Wall Street Journal Japan: Eiji Toyoda, Japan Auto Industry Visionary, Dies at 100
After a failed earlier attempt to crack the U.S. market, Toyota succeeded with its 1968 Corolla model the year after Mr. Toyoda took over as president.
To avoid an escalation of trade friction between the U.S. and Japan in the 1980s, he was also responsible for pushing ahead with a plan to launch a joint production venture with General Motors Corp. called New United Motor Manufacturing Inc. in California. It was Toyota’s first production base in the U.S.
Among his other noted business decisions was the birth of Lexus, which he set into motion the year before becoming chairman and six years before the first luxury Toyota model debuted to rave reviews in 1989.

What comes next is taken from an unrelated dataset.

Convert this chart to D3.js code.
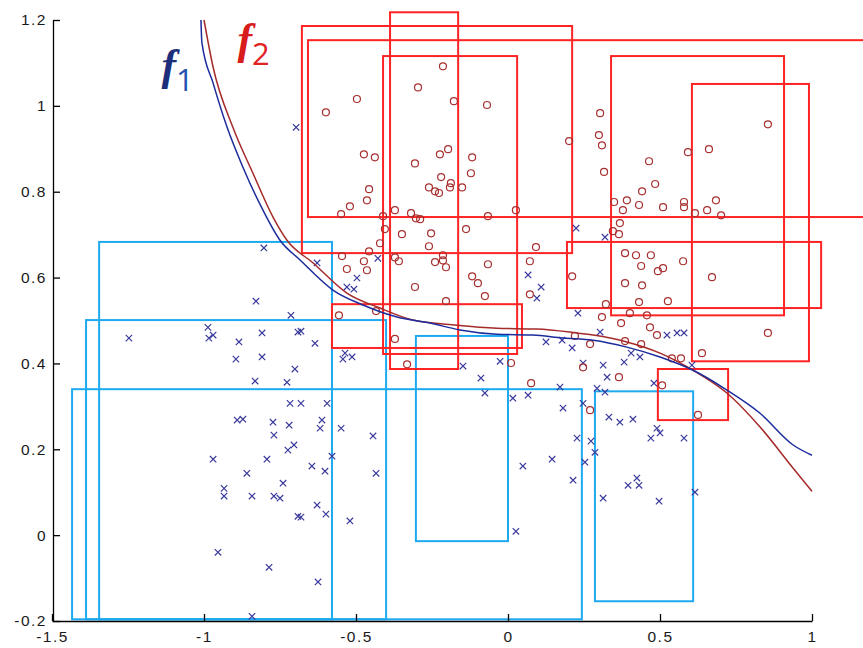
<!DOCTYPE html>
<html>
<head>
<meta charset="utf-8">
<script src="https://cdn.jsdelivr.net/npm/d3@7"></script>
<style>
  html, body { margin: 0; padding: 0; background: #fff; }
  svg { display: block; }
</style>
</head>
<body>
<div id="chart"></div>
<script>
// ---- data ----
const xTicks = [-1.5, -1, -0.5, 0, 0.5, 1];
const yTicks = [-0.2, 0, 0.2, 0.4, 0.6, 0.8, 1, 1.2];

// decision curves
const curveF1 = [
  [-1.010, 1.200], [-1.007, 1.148], [-0.970, 1.053], [-0.924, 0.950], [-0.872, 0.857],
  [-0.806, 0.757], [-0.750, 0.687], [-0.684, 0.641], [-0.576, 0.571], [-0.477, 0.536],
  [-0.365, 0.508], [-0.257, 0.494], [-0.158, 0.478], [-0.036, 0.468], [0.082, 0.466],
  [0.181, 0.459], [0.280, 0.454], [0.391, 0.438], [0.500, 0.415], [0.609, 0.384],
  [0.720, 0.338], [0.829, 0.284], [0.938, 0.210], [1.000, 0.186]
];
const curveF2 = [
  [-1.000, 1.200], [-0.970, 1.090], [-0.905, 0.950], [-0.839, 0.843], [-0.773, 0.741],
  [-0.727, 0.687], [-0.641, 0.634], [-0.530, 0.564], [-0.421, 0.529], [-0.313, 0.501],
  [-0.168, 0.489], [-0.036, 0.482], [0.095, 0.480], [0.214, 0.472], [0.280, 0.466],
  [0.391, 0.450], [0.500, 0.424], [0.609, 0.384], [0.720, 0.331], [0.829, 0.252],
  [0.938, 0.156], [1.000, 0.102]
];

// boxes: [x0, x1, y0, y1]
const redBoxes = [
  [-0.678, 0.211, 0.657, 1.186],
  [-0.658, 1.250, 0.741, 1.153],
  [-0.411, 0.030, 0.422, 1.116],
  [-0.388, -0.164, 0.387, 1.218],
  [0.339, 0.908, 0.512, 1.116],
  [0.605, 0.990, 0.405, 1.051],
  [0.194, 1.030, 0.529, 0.683],
  [-0.579, 0.046, 0.436, 0.538],
  [0.493, 0.724, 0.268, 0.387]
];
const blueBoxes = [
  [-1.345, -0.579, -0.196, 0.683],
  [-1.388, -0.401, -0.196, 0.501],
  [-1.434, 0.243, -0.196, 0.340],
  [-0.303, 0.000, -0.014, 0.464],
  [0.286, 0.609, -0.154, 0.335]
];

// class 2 samples (circles)
const redX = [
  -0.214, -0.296, -0.497, -0.599, -0.178, -0.069, 0.201, -0.474, -0.438, -0.306,
  -0.224, -0.197, -0.118, -0.122, -0.220, -0.260, -0.240, -0.227, -0.188, -0.191,
  -0.151, -0.457, -0.464, -0.520, -0.549, -0.411, -0.372, -0.319, -0.303, -0.289,
  -0.066, 0.026, 0.303, 0.299, 0.309, 0.316, 0.464, 0.592, 0.661, 0.855,
  0.484, 0.441, 0.349, 0.391, 0.378, 0.431, 0.510, 0.579, 0.579, 0.615,
  0.655, 0.684, 0.701, -0.405, -0.349, -0.253, -0.138, -0.421, -0.260, 0.092,
  -0.546, -0.457, -0.474, -0.464, -0.530, -0.372, -0.359, -0.240, -0.214, -0.214,
  -0.204, -0.066, 0.072, -0.118, -0.099, -0.076, -0.306, -0.204, 0.072, 0.211,
  -0.556, -0.434, -0.372, -0.332, 0.010, 0.076, 0.220, 0.368, 0.345, 0.365,
  0.385, 0.421, 0.470, 0.438, 0.493, 0.510, 0.576, 0.385, 0.441, 0.671,
  0.431, 0.526, 0.322, 0.401, 0.457, 0.309, 0.372, 0.467, 0.490, 0.270,
  0.385, 0.438, 0.539, 0.569, 0.638, 0.855, 0.247, 0.365, 0.507, 0.270,
  0.625
];
const redY = [
  1.092, 1.043, 1.016, 0.985, 1.011, 1.002, 0.918, 0.887, 0.880, 0.866,
  0.887, 0.899, 0.880, 0.843, 0.834, 0.810, 0.801, 0.797, 0.820, 0.810,
  0.810, 0.806, 0.780, 0.766, 0.748, 0.743, 0.757, 0.750, 0.738, 0.736,
  0.743, 0.757, 0.983, 0.932, 0.908, 0.846, 0.871, 0.892, 0.899, 0.957,
  0.818, 0.801, 0.776, 0.780, 0.757, 0.769, 0.764, 0.776, 0.764, 0.750,
  0.757, 0.780, 0.745, 0.713, 0.701, 0.703, 0.713, 0.680, 0.673, 0.671,
  0.650, 0.661, 0.638, 0.617, 0.620, 0.647, 0.638, 0.636, 0.652, 0.640,
  0.624, 0.631, 0.638, 0.603, 0.587, 0.557, 0.578, 0.545, 0.561, 0.603,
  0.512, 0.522, 0.457, 0.398, 0.401, 0.354, 0.464, 0.727, 0.708, 0.701,
  0.657, 0.652, 0.652, 0.627, 0.615, 0.622, 0.638, 0.587, 0.582, 0.601,
  0.543, 0.545, 0.538, 0.517, 0.512, 0.508, 0.494, 0.484, 0.466, 0.445,
  0.452, 0.445, 0.412, 0.412, 0.424, 0.471, 0.391, 0.368, 0.349, 0.291,
  0.280
];

// class 1 samples (crosses)
const blueX = [
  -0.697, -0.803, -0.829, -0.714, -0.987, -0.970, -0.984, -0.809, -0.691, -0.885,
  -1.247, -0.895, -0.809, -0.701, -0.832, -0.727, -0.717, -0.891, -0.872, -0.773,
  -0.720, -0.770, -0.724, -0.704, -0.970, -0.793, -0.859, -0.740, -0.934, -0.934,
  -0.842, -0.770, -0.750, -0.691, -0.954, -0.786, -0.842, -0.618, -0.549, -0.444,
  -0.579, -0.645, -0.602, -0.434, -0.628, -0.599, -0.681, -0.520, -0.625, 0.026,
  0.049, 0.145, 0.214, 0.227, 0.273, 0.286, 0.253, 0.470, 0.500, 0.579,
  0.395, 0.424, 0.431, 0.313, 0.497, 0.615, -0.428, -0.628, -0.497, -0.530,
  -0.507, -0.681, -0.635, -0.536, -0.513, -0.543, -0.681, -0.595, -0.612, -0.148,
  -0.089, -0.076, -0.026, 0.066, 0.109, 0.095, 0.016, 0.066, 0.171, 0.181,
  0.125, 0.178, 0.211, 0.230, 0.224, 0.319, 0.303, 0.523, 0.556, 0.579,
  0.405, 0.382, 0.434, 0.313, 0.326, 0.247, 0.605, 0.480, 0.293, 0.319,
  0.247, 0.332, 0.368, 0.411, 0.490
];
const blueY = [
  0.950, 0.669, 0.545, 0.512, 0.484, 0.466, 0.459, 0.471, 0.473, 0.450,
  0.459, 0.410, 0.415, 0.387, 0.359, 0.356, 0.307, 0.268, 0.270, 0.263,
  0.256, 0.233, 0.198, 0.210, 0.177, 0.177, 0.144, 0.121, 0.109, 0.091,
  0.091, 0.091, 0.086, 0.044, -0.040, -0.075, -0.189, 0.249, 0.249, 0.231,
  0.184, 0.161, 0.149, 0.144, 0.070, 0.049, 0.042, 0.033, -0.109, 0.009,
  0.161, 0.177, 0.128, 0.226, 0.219, 0.193, 0.170, 0.226, 0.238, 0.226,
  0.116, 0.133, 0.116, 0.086, 0.079, 0.100, 0.645, 0.634, 0.599, 0.578,
  0.573, 0.475, 0.447, 0.424, 0.415, 0.410, 0.307, 0.307, 0.268, 0.394,
  0.366, 0.331, 0.405, 0.606, 0.578, 0.552, 0.319, 0.326, 0.345, 0.296,
  0.450, 0.454, 0.436, 0.517, 0.715, 0.694, 0.473, 0.466, 0.471, 0.471,
  0.424, 0.403, 0.415, 0.396, 0.368, 0.401, 0.396, 0.354, 0.342, 0.333,
  0.307, 0.275, 0.263, 0.270, 0.249
];

// ---- drawing ----
const width = 863, height = 648;
const svg = d3.select('#chart').append('svg')
    .attr('width', width).attr('height', height)
    .attr('viewBox', `0 0 ${width} ${height}`);

const x = d3.scaleLinear().domain([-1.5, 1]).range([52, 812]);
const y = d3.scaleLinear().domain([-0.2, 1.2]).range([621, 20]);

const COL = {
    redBox: '#ff2424',
    blueBox: '#1eaaf0',
    circle: '#a83030',
    cross: '#3a3a9c',
    f1: '#1c2c9c',
    f2: '#a52a2a'
};

// boxes
svg.append('g').selectAll('rect').data(blueBoxes).join('rect')
    .attr('x', (d) => x(d[0])).attr('y', (d) => y(d[3]))
    .attr('width', (d) => x(d[1]) - x(d[0])).attr('height', (d) => y(d[2]) - y(d[3]))
    .attr('fill', 'none').attr('stroke', COL.blueBox).attr('stroke-width', 2);

svg.append('g').selectAll('rect').data(redBoxes).join('rect')
    .attr('x', (d) => x(d[0])).attr('y', (d) => y(d[3]))
    .attr('width', (d) => x(d[1]) - x(d[0])).attr('height', (d) => y(d[2]) - y(d[3]))
    .attr('fill', 'none').attr('stroke', COL.redBox).attr('stroke-width', 2);

// samples
const crosses = blueX.map((v, i) => [v, blueY[i]]);
const circles = redX.map((v, i) => [v, redY[i]]);
const s = 3.2;
svg.append('g').selectAll('path').data(crosses).join('path')
    .attr('d', (d) => {
        const cx = x(d[0]), cy = y(d[1]);
        return `M${cx - s},${cy - s}L${cx + s},${cy + s}M${cx - s},${cy + s}L${cx + s},${cy - s}`;
    })
    .attr('stroke', COL.cross).attr('stroke-width', 1.2).attr('fill', 'none');

svg.append('g').selectAll('circle').data(circles).join('circle')
    .attr('cx', (d) => x(d[0])).attr('cy', (d) => y(d[1])).attr('r', 3.5)
    .attr('fill', 'none').attr('stroke', COL.circle).attr('stroke-width', 1.2);

// curves
const line = d3.line().x((d) => x(d[0])).y((d) => y(d[1])).curve(d3.curveMonotoneX);
svg.append('path').datum(curveF2).attr('d', line)
    .attr('fill', 'none').attr('stroke', COL.f2).attr('stroke-width', 1.5);
svg.append('path').datum(curveF1).attr('d', line)
    .attr('fill', 'none').attr('stroke', COL.f1).attr('stroke-width', 1.5);

// axes (MATLAB style, ticks pointing in)
const fmt = (d) => String(+d.toFixed(1));
const styleAxis = (g) => {
    g.selectAll('path.domain').attr('stroke', '#000').attr('stroke-width', 1.3);
    g.selectAll('.tick line').attr('stroke', '#000').attr('stroke-width', 1.3);
    g.selectAll('.tick text')
        .attr('fill', '#1a1a1a')
        .style('font-family', 'Liberation Sans, Arial, sans-serif')
        .style('font-size', '15.5px')
        .style('letter-spacing', '1.5px');
};
svg.append('g').attr('transform', `translate(0,${y(-0.2)})`)
    .call(d3.axisBottom(x).tickValues(xTicks).tickFormat(fmt)
        .tickSizeInner(-7).tickSizeOuter(0).tickPadding(10))
    .call(styleAxis);
svg.append('g').attr('transform', `translate(${x(-1.5) + 1},0)`)
    .call(d3.axisLeft(y).tickValues(yTicks).tickFormat(fmt)
        .tickSizeInner(-7).tickSizeOuter(0).tickPadding(6))
    .call(styleAxis);

// curve labels
function label(tx, ty, sub, color, subColor) {
    const t = svg.append('text')
        .attr('x', x(tx)).attr('y', y(ty))
        .attr('fill', color);
    t.append('tspan').text('f')
        .style('font-family', 'Liberation Serif, serif')
        .style('font-style', 'italic')
        .style('font-weight', 'bold')
        .style('font-size', '44px');
    t.append('tspan').text(sub).attr('dx', 0).attr('dy', 11)
        .attr('fill', subColor)
        .style('font-family', 'Open Sans, sans-serif')
        .style('font-size', '31px');
}
label(-1.14, 1.060, '1', '#1d2f7a', '#2452b0');
label(-0.89, 1.120, '2', '#d81c1c', '#e02424');
</script>
</body>
</html>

He stepped down as chairman in 1992 and served as honorary chairman until 1999, when he assumed the ceremonial post of honorary adviser until his death.
Among his many honorary titles outside of the company, he was awarded the Grand Cordon of the Order of the Rising Sun in 1990, one of Japan’s highest honors. He was the second Japanese inductee into the Automotive Hall of Fame in 1994 following Honda Motor Co.’s founder Soichiro Honda.
A cousin of the auto maker’s founder Kiichiro Toyoda, he helped the elder Toyoda build the company’s first commercial plant on the site of a red pine grove in town of Koromo, later renamed Toyota City.
Mr. Toyoda is survived by his three sons – Kanshiro, chairman of Toyota affiliated auto parts maker Aisin Seiki Co., Tetsuro – chairman of another affiliated parts maker Toyota Industries Corp. – and Shuhei, a former head of Toyota’s European operations, who currently serves as president of affiliated parts maker Toyota Boshoku Corp.